FSP members must be willing to compromise on the job availability factor.  NH is the only state that meets that  compromise.  Even with NH's main downsides -- higher population and the alleged "creeping statism" from the borders of neighboring states are outweighed by its ability to support FSP members' financial viability.  Personal financial viability is the most important factor of all

Some points of elaboration:

1.  Only New Hampshire and Delaware are near major metro areas can support full variety of the career fields of many FSP members.  It will be hard enough competing with 20,000 other well-educated FSP members and natives in NH -- how can this be done in Wyoming?  I don’t think it can.

2.  Some have suggested that we change careers.  What does a computer programmer or electrical engineer or other specialists, who have invested years of their lives in their education and career experience change careers to?  Clearly many will be forced to branch out from their specialties, but it is not reasonable to expect they become electricians, geologists, ranchers and rodeo clowns.  Things aren't yet THAT BAD in the rest of the country.  And we need to convince 17,000 people that it is worth it.

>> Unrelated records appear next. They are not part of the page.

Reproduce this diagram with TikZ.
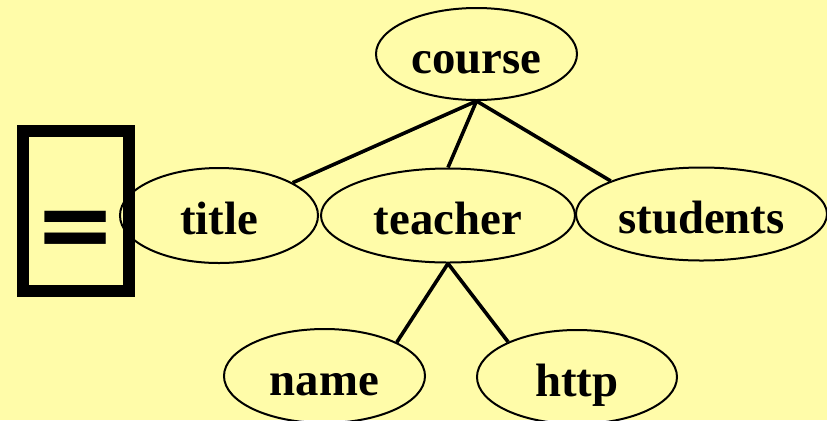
\documentclass[tikz,border=0pt]{standalone}
\usepackage{fontspec}
\setmainfont{Liberation Serif}
\newfontfamily\eqfont{DejaVu Sans}
\definecolor{paper}{HTML}{FFFCA9}
\usetikzlibrary{shapes.geometric}
\tikzset{
    attr/.style={ellipse, draw, line width=1pt, inner sep=0pt,
        font=\bfseries\fontsize{23.4pt}{28pt}\selectfont,
        text height=19pt, text depth=0pt},
    link/.style={line width=1.8pt}
}
\begin{document}
\begin{tikzpicture}[x=0.5pt, y=-0.5pt]
        \fill[paper] (0,0) rectangle (827,420);
        \useasboundingbox (0,0) rectangle (827,420);
        \node[attr, minimum width=100.5pt, minimum height=46pt] (course) at (476.5,54) {course};
        \node[attr, minimum width=99pt, minimum height=47.5pt] (title) at (219,215.5) {title};
        \node[attr, minimum width=127pt, minimum height=47pt] (teacher) at (448,215.5) {teacher};
        \node[attr, minimum width=125.5pt, minimum height=46.5pt] (students) at (701.5,214) {students};
        \node[attr, minimum width=100.5pt, minimum height=47pt] (name) at (324.5,376) {name};
        \node[attr, minimum width=100pt, minimum height=47pt] (http) at (577,377) {http};
        \draw[link] (course.south) -- (title.24);
        \draw[link] (course.south) -- (teacher.north);
        \draw[link] (course.south) -- (students.160);
        \draw[link] (teacher.south) -- (name.25);
        \draw[link] (teacher.south) -- (http.153);
        \node[draw, line width=6pt, minimum width=53pt, minimum height=80pt, inner sep=0pt] (glyphbox) at (76,211) {};
        \node[font=\eqfont\bfseries\fontsize{49pt}{49pt}\selectfont, inner sep=0pt] (eq) at (75.5,235) {=};
    \end{tikzpicture}
\end{document}
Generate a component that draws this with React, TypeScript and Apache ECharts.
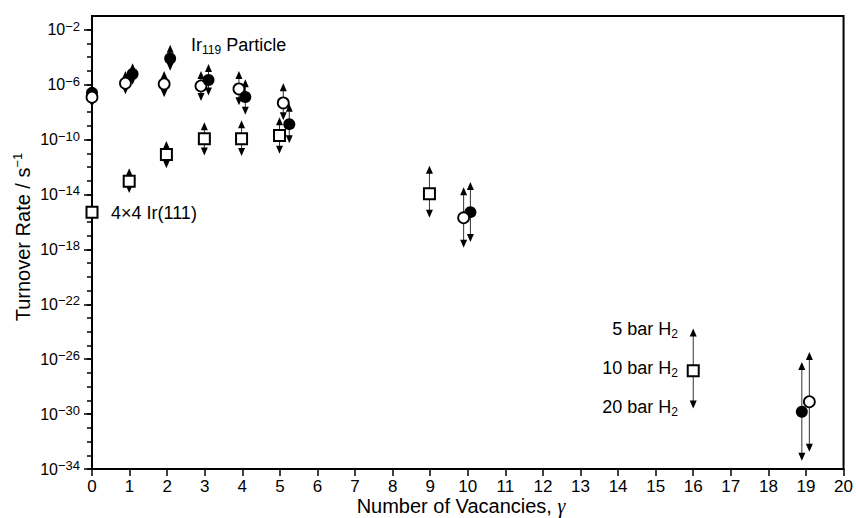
import React, { useEffect, useRef } from "react";
import * as echarts from "echarts";

// ---- data (all rates given as log10 of turnover rate in s^-1) ----
// [vacancies, log10 rate, log10 lower bound, log10 upper bound]
const openCircles: number[][] = [
  [0.0, -6.92, -7.65, -6.3],
  [0.89, -5.9, -6.7, -5.0],
  [1.92, -5.95, -6.92, -5.0],
  [2.9, -6.1, -7.2, -5.0],
  [3.91, -6.31, -7.5, -5.0],
  [5.09, -7.33, -8.6, -5.9],
  [9.89, -15.7, -17.88, -13.47],
  [19.09, -29.1, -32.74, -25.47],
];
const filledCircles: number[][] = [
  [0.0, -6.6, -7.3, -6.0],
  [1.08, -5.22, -6.0, -4.45],
  [2.08, -4.09, -4.98, -3.09],
  [3.1, -5.66, -6.8, -4.5],
  [4.08, -6.9, -8.2, -5.6],
  [5.25, -8.88, -10.27, -7.4],
  [10.07, -15.29, -17.47, -13.1],
  [18.89, -29.83, -33.4, -26.2],
];
const squares: number[][] = [
  [0.0, -15.29, -15.9, -14.65],
  [0.99, -13.03, -13.9, -12.1],
  [1.98, -11.09, -12.1, -10.1],
  [2.99, -9.95, -11.16, -8.74],
  [3.98, -9.95, -11.2, -8.6],
  [4.99, -9.71, -11.04, -8.38],
  [8.98, -13.95, -15.7, -11.9],
  [16.0, -26.85, -29.6, -23.77],
];
// vacancy counts where the open circle is drawn above the filled one
const openOnTopAt = [0, 10];

const yMajorExponents = [-34, -30, -26, -22, -18, -14, -10, -6, -2];
const yMinorExponents = Array.from({ length: 33 }, (_, i) => -34 + i);
const xMin = 0;
const xMax = 20;
const yMinExp = -34;
const yMaxExp = -1;

const annotations = {
  particle: { main: "Ir", sub: "119", rest: " Particle" },
  surface: "4×4 Ir(111)",
  pressures: ["5 bar H", "10 bar H", "20 bar H"],
};

const FONT = '"Liberation Sans", Arial, Helvetica, sans-serif';

export default function App() {
  const ref = useRef<HTMLDivElement>(null);

  useEffect(() => {
    if (!ref.current) return;
    const chart = echarts.init(ref.current, null, { renderer: "svg" });

    const kinds = [squares, openCircles, filledCircles];
    const all: number[][] = [];
    kinds.forEach((arr, k) => arr.forEach((d) => all.push([d[0], d[1], d[2], d[3], k])));

    const renderBar = (params: any, api: any) => {
      const x = api.value(0);
      const lo = api.coord([x, api.value(2)]);
      const hi = api.coord([x, api.value(3)]);
      const px = lo[0];
      const ah = 8;
      const aw = 3.5;
      return {
        type: "group",
        children: [
          {
            type: "line",
            shape: { x1: px, y1: hi[1] + ah - 1, x2: px, y2: lo[1] - ah + 1 },
            style: { stroke: "#333", lineWidth: 1 },
          },
          {
            type: "polygon",
            shape: { points: [[px, hi[1]], [px - aw, hi[1] + ah], [px + aw, hi[1] + ah]] },
            style: { fill: "#000" },
          },
          {
            type: "polygon",
            shape: { points: [[px, lo[1]], [px - aw, lo[1] - ah], [px + aw, lo[1] - ah]] },
            style: { fill: "#000" },
          },
        ],
      };
    };

    const renderMarker = (params: any, api: any) => {
      const x = api.value(0);
      const c = api.coord([x, api.value(1)]);
      const kind = api.value(4);
      if (kind === 0) {
        return {
          type: "rect",
          z2: 1,
          shape: { x: c[0] - 5.5, y: c[1] - 5.5, width: 11, height: 11 },
          style: { fill: "#fff", stroke: "#000", lineWidth: 2 },
        };
      }
      if (kind === 1) {
        const top = openOnTopAt.some((v) => Math.abs(v - x) < 0.5);
        return {
          type: "circle",
          z2: top ? 5 : 2,
          shape: { cx: c[0], cy: c[1], r: 5.5 },
          style: { fill: "#fff", stroke: "#000", lineWidth: 1.8 },
        };
      }
      return {
        type: "circle",
        z2: 3,
        shape: { cx: c[0], cy: c[1], r: 6 },
        style: { fill: "#000" },
      };
    };

    const supRich = {
      b: { fontSize: 16, lineHeight: 20, fontFamily: FONT, color: "#000" },
      s: { fontSize: 13, lineHeight: 9, verticalAlign: "top", fontFamily: FONT, color: "#000" },
    };

    chart.setOption({
      animation: false,
      backgroundColor: "#fff",
      grid: {
        left: 92,
        right: 10,
        top: 16,
        bottom: 49,
        show: true,
        borderColor: "#000",
        borderWidth: 2,
        backgroundColor: "transparent",
      },
      xAxis: {
        type: "value",
        min: xMin,
        max: xMax,
        interval: 1,
        axisLine: { show: true, onZero: false, lineStyle: { color: "#000", width: 2 } },
        axisTick: { show: true, length: 7, inside: false, lineStyle: { color: "#000", width: 1.5 } },
        axisLabel: { fontSize: 17, lineHeight: 17, fontFamily: FONT, color: "#000", margin: 9 },
        splitLine: { show: false },
      },
      yAxis: [
        {
          type: "value",
          min: yMinExp,
          max: yMaxExp,
          position: "left",
          axisLine: { show: true, onZero: false, lineStyle: { color: "#000", width: 2 } },
          axisTick: {
            show: true,
            length: 8,
            customValues: yMajorExponents,
            lineStyle: { color: "#000", width: 1.5 },
          },
          axisLabel: {
            customValues: yMajorExponents,
            margin: 12,
            formatter: (v: number) => `{b|10}{s|−${Math.abs(v)}}`,
            rich: supRich,
          },
          splitLine: { show: false },
        },
        {
          type: "value",
          min: yMinExp,
          max: yMaxExp,
          position: "left",
          axisLine: { show: false },
          axisTick: {
            show: true,
            length: 5,
            customValues: yMinorExponents,
            lineStyle: { color: "#000", width: 1.5 },
          },
          axisLabel: { show: false },
          splitLine: { show: false },
        },
      ],
      series: [
        {
          type: "custom",
          coordinateSystem: "cartesian2d",
          data: all,
          encode: { x: 0, y: [1, 2, 3] },
          renderItem: renderBar,
          z: 2,
          silent: true,
        },
        {
          type: "custom",
          coordinateSystem: "cartesian2d",
          data: all,
          encode: { x: 0, y: 1 },
          renderItem: renderMarker,
          z: 3,
          silent: true,
        },
      ],
      graphic: [
        {
          type: "text",
          x: 461,
          y: 506,
          style: {
            text: "{a|Number of Vacancies, }{g|γ}",
            align: "center",
            verticalAlign: "middle",
            rich: {
              a: { fontSize: 20, lineHeight: 20, fontFamily: FONT, fill: "#000" },
              g: { fontSize: 20, lineHeight: 20, fontFamily: '"Liberation Serif", serif', fontStyle: "italic", fill: "#000" },
            },
          },
        },
        {
          type: "text",
          x: 23,
          y: 237,
          rotation: Math.PI / 2,
          style: {
            text: "{a|Turnover Rate / s}{s|−1}",
            align: "center",
            verticalAlign: "middle",
            rich: {
              a: { fontSize: 20, lineHeight: 24, fontFamily: FONT, fill: "#000" },
              s: { fontSize: 13, lineHeight: 11, verticalAlign: "top", fontFamily: FONT, fill: "#000" },
            },
          },
        },
        {
          type: "text",
          x: 191,
          y: 45,
          style: {
            text: `{a|${annotations.particle.main}}{s|${annotations.particle.sub}}{a|${annotations.particle.rest}}`,
            align: "left",
            verticalAlign: "middle",
            rich: {
              a: { fontSize: 18, lineHeight: 22, fontFamily: FONT, fill: "#000" },
              s: { fontSize: 12, lineHeight: 12, verticalAlign: "bottom", fontFamily: FONT, fill: "#000" },
            },
          },
        },
        {
          type: "text",
          x: 111,
          y: 213,
          style: {
            text: annotations.surface,
            align: "left",
            verticalAlign: "middle",
            fontSize: 18,
            fontFamily: FONT,
            fill: "#000",
          },
        },
        ...annotations.pressures.map((t, i) => ({
          type: "text",
          x: 678,
          y: 329 + i * 39,
          style: {
            text: `{a|${t}}{s|2}`,
            align: "right",
            verticalAlign: "middle",
            rich: {
              a: { fontSize: 18, lineHeight: 22, fontFamily: FONT, fill: "#000" },
              s: { fontSize: 12, lineHeight: 12, verticalAlign: "bottom", fontFamily: FONT, fill: "#000" },
            },
          },
        })),
      ],
    });

    return () => chart.dispose();
  }, []);

  return (
    <div
      ref={ref}
      style={{ position: "absolute", left: 0, top: 0, width: 856, height: 518, overflow: "hidden" }}
    />
  );
}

3.  The first 3,000 FSP members are the hard-core; many are the so-called "broken glass eaters".  Most individuals who hang out in libertarian circles are already aware of FSP; those who are willing have already joined.  What's left are 17,000 people who aren't "broken glass eaters".  They're the people who need more convincing.  They're the people who need a decent job to support their family.  They're the ones who aren't willing to make the same sacrifice that the first 3,000 members are.  If the FSP membership is to approach anything near 20,000, we must recognize this fact and compromise.  Only NH fits the bill.  We’re much too focused on statistics.  We’re human beings, not computers!

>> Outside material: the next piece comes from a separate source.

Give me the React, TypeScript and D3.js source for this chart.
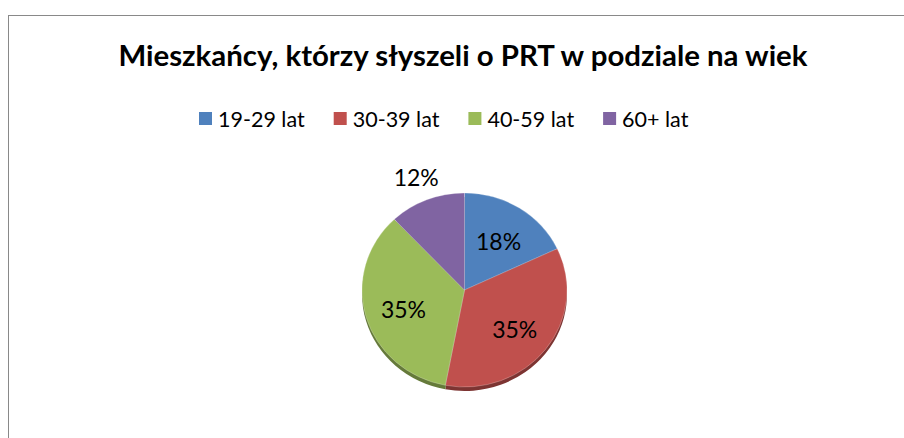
import * as d3 from 'd3';
import React, { useRef, useEffect } from 'react';

const title = 'Mieszkańcy, którzy słyszeli o PRT w podziale na wiek';
const categories = ['19-29 lat', '30-39 lat', '40-59 lat', '60+ lat'];
const values = [18, 35, 35, 12];
const colors = ['#4F81BD', '#C0504D', '#9BBB59', '#8064A2'];

const W = 904;
const H = 438;
const FONT = 'Lato, "Open Sans", sans-serif';

function PieChart() {
    const ref = useRef<SVGSVGElement>(null);

    useEffect(() => {
        const svg = d3.select(ref.current);
        svg.selectAll('*').remove();

        // chart frame (runs off the right and bottom edge)
        svg.append('rect')
            .attr('x', 8.5).attr('y', 15.5)
            .attr('width', W + 20).attr('height', H + 20)
            .attr('fill', '#fff')
            .attr('stroke', '#898989')
            .attr('stroke-width', 1);

        svg.append('text')
            .attr('x', 463).attr('y', 66)
            .attr('text-anchor', 'middle')
            .attr('font-family', FONT)
            .attr('font-weight', 700)
            .attr('font-size', 29.4)
            .attr('fill', '#000')
            .text(title);

        // legend
        const legend = svg.append('g');
        let x = 199;
        categories.forEach((c, i) => {
            legend.append('rect')
                .attr('x', x).attr('y', 112)
                .attr('width', 13).attr('height', 13)
                .attr('fill', colors[i]);
            const t = legend.append('text')
                .attr('x', x + 19).attr('y', 119)
                .attr('dominant-baseline', 'central')
                .attr('font-family', FONT)
                .attr('font-size', 21.5)
                .attr('fill', '#000')
                .text(c);
            const tw = (t.node() as SVGTextElement).getComputedTextLength();
            x = x + 19 + tw + 29;
        });

        // pie
        const cx = 464.5, cy = 290, r = 102.5, ry = 97, depth = 4;
        const sy = ry / r;
        const pie = d3.pie<number>().sort(null).value(d => d);
        const arcs = pie(values);
        const arc = d3.arc<d3.PieArcDatum<number>>().innerRadius(0).outerRadius(r);

        const side = svg.append('g').attr('transform', `translate(${cx},${cy + depth}) scale(1,${sy})`);
        side.selectAll('path').data(arcs).enter().append('path')
            .attr('d', arc)
            .attr('fill', (d, i) => d3.color(colors[i])!.darker(1.2).toString());

        const top = svg.append('g').attr('transform', `translate(${cx},${cy}) scale(1,${sy})`);
        top.selectAll('path').data(arcs).enter().append('path')
            .attr('d', arc)
            .attr('fill', (d, i) => colors[i])
            .attr('stroke', 'rgba(255,255,255,0.35)')
            .attr('stroke-width', 0.7);

        // data labels
        arcs.forEach((a, i) => {
            const mid = (a.startAngle + a.endAngle) / 2;
            const lr = values[i] < 15 ? r * 1.28 : r * 0.62;
            svg.append('text')
                .attr('x', cx + Math.sin(mid) * lr)
                .attr('y', cy - Math.cos(mid) * lr * sy + 2)
                .attr('text-anchor', 'middle')
                .attr('dominant-baseline', 'central')
                .attr('font-family', FONT)
                .attr('font-size', 23)
                .attr('fill', '#000')
                .text(values[i] + '%');
        });
    }, []);

    return (
        <div style={{ position: 'fixed', left: 0, top: 0, width: W, height: H, background: '#fff' }}>
            <svg ref={ref} width={W} height={H} style={{ display: 'block' }} />
        </div>
    );
}

export default function App() {
    return <PieChart />;
}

4.  I have read the concerns over LPNH's tactic of signing up NH-only members.  But when LPID says they don't want us, and LPWY remains silent, I am encouraged by LPNH's gusto.  Flawed though they may be, I look forward to getting plugged into LPNH's team of activists after the move, and helping them improve.

5.  I have heard several times that FSP members will create jobs.  This is true.  But in the first five or ten years, these will be primarily low-paid service jobs.  Some members may be forced to get two jobs, or take a severe cut in their standard of living.  This will dishearten many members, and will eliminate the time they could otherwise use for activism.  They'll quit FSP after a few years.  It will happen even to many of the people who consider themselves hard core today.  The few higher-paying jobs that exist require specialized training that is too costly and too time-consuming to learn for most people.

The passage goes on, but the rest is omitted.